------ Data block

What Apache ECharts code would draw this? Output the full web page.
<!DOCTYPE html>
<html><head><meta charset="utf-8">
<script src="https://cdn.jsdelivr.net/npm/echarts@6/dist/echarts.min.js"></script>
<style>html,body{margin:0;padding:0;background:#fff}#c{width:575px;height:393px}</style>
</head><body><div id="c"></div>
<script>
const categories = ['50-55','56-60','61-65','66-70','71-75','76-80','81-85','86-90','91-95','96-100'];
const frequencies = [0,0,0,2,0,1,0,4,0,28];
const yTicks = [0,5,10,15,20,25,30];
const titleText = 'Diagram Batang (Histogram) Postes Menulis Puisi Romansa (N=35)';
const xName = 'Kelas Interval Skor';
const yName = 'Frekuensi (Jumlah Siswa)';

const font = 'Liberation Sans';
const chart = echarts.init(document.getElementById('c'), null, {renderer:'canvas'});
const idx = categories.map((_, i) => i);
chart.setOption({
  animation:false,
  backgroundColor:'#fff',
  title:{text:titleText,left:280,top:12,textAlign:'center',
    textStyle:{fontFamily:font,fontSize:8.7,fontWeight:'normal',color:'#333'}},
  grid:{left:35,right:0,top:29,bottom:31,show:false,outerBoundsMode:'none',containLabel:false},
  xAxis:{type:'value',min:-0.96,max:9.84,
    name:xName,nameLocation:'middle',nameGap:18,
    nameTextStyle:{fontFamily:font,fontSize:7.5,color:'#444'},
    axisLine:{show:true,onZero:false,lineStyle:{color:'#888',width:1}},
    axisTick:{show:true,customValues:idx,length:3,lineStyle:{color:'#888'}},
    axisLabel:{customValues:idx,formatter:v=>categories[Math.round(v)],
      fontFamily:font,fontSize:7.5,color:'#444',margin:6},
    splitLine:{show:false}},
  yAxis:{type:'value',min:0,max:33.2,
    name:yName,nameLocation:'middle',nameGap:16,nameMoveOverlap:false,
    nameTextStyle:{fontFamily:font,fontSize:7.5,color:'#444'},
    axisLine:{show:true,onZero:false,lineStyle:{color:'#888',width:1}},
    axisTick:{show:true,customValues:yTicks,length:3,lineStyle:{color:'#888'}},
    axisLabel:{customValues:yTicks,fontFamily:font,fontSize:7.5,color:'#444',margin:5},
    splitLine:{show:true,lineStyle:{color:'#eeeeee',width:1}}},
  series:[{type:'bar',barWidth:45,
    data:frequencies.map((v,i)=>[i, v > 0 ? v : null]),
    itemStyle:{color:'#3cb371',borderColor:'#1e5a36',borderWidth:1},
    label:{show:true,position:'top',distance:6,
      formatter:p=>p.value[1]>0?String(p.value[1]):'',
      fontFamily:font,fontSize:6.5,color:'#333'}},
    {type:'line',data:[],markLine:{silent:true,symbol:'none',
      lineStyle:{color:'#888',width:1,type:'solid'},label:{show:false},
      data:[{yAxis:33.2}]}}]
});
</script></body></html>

------------

Work to be completed:
Output the listing above exactly as it appears.

Answer to this task:
What Apache ECharts code would draw this? Output the full web page.
<!DOCTYPE html>
<html><head><meta charset="utf-8">
<script src="https://cdn.jsdelivr.net/npm/echarts@6/dist/echarts.min.js"></script>
<style>html,body{margin:0;padding:0;background:#fff}#c{width:575px;height:393px}</style>
</head><body><div id="c"></div>
<script>
const categories = ['50-55','56-60','61-65','66-70','71-75','76-80','81-85','86-90','91-95','96-100'];
const frequencies = [0,0,0,2,0,1,0,4,0,28];
const yTicks = [0,5,10,15,20,25,30];
const titleText = 'Diagram Batang (Histogram) Postes Menulis Puisi Romansa (N=35)';
const xName = 'Kelas Interval Skor';
const yName = 'Frekuensi (Jumlah Siswa)';

const font = 'Liberation Sans';
const chart = echarts.init(document.getElementById('c'), null, {renderer:'canvas'});
const idx = categories.map((_, i) => i);
chart.setOption({
  animation:false,
  backgroundColor:'#fff',
  title:{text:titleText,left:280,top:12,textAlign:'center',
    textStyle:{fontFamily:font,fontSize:8.7,fontWeight:'normal',color:'#333'}},
  grid:{left:35,right:0,top:29,bottom:31,show:false,outerBoundsMode:'none',containLabel:false},
  xAxis:{type:'value',min:-0.96,max:9.84,
    name:xName,nameLocation:'middle',nameGap:18,
    nameTextStyle:{fontFamily:font,fontSize:7.5,color:'#444'},
    axisLine:{show:true,onZero:false,lineStyle:{color:'#888',width:1}},
    axisTick:{show:true,customValues:idx,length:3,lineStyle:{color:'#888'}},
    axisLabel:{customValues:idx,formatter:v=>categories[Math.round(v)],
      fontFamily:font,fontSize:7.5,color:'#444',margin:6},
    splitLine:{show:false}},
  yAxis:{type:'value',min:0,max:33.2,
    name:yName,nameLocation:'middle',nameGap:16,nameMoveOverlap:false,
    nameTextStyle:{fontFamily:font,fontSize:7.5,color:'#444'},
    axisLine:{show:true,onZero:false,lineStyle:{color:'#888',width:1}},
    axisTick:{show:true,customValues:yTicks,length:3,lineStyle:{color:'#888'}},
    axisLabel:{customValues:yTicks,fontFamily:font,fontSize:7.5,color:'#444',margin:5},
    splitLine:{show:true,lineStyle:{color:'#eeeeee',width:1}}},
  series:[{type:'bar',barWidth:45,
    data:frequencies.map((v,i)=>[i, v > 0 ? v : null]),
    itemStyle:{color:'#3cb371',borderColor:'#1e5a36',borderWidth:1},
    label:{show:true,position:'top',distance:6,
      formatter:p=>p.value[1]>0?String(p.value[1]):'',
      fontFamily:font,fontSize:6.5,color:'#333'}},
    {type:'line',data:[],markLine:{silent:true,symbol:'none',
      lineStyle:{color:'#888',width:1,type:'solid'},label:{show:false},
      data:[{yAxis:33.2}]}}]
});
</script></body></html>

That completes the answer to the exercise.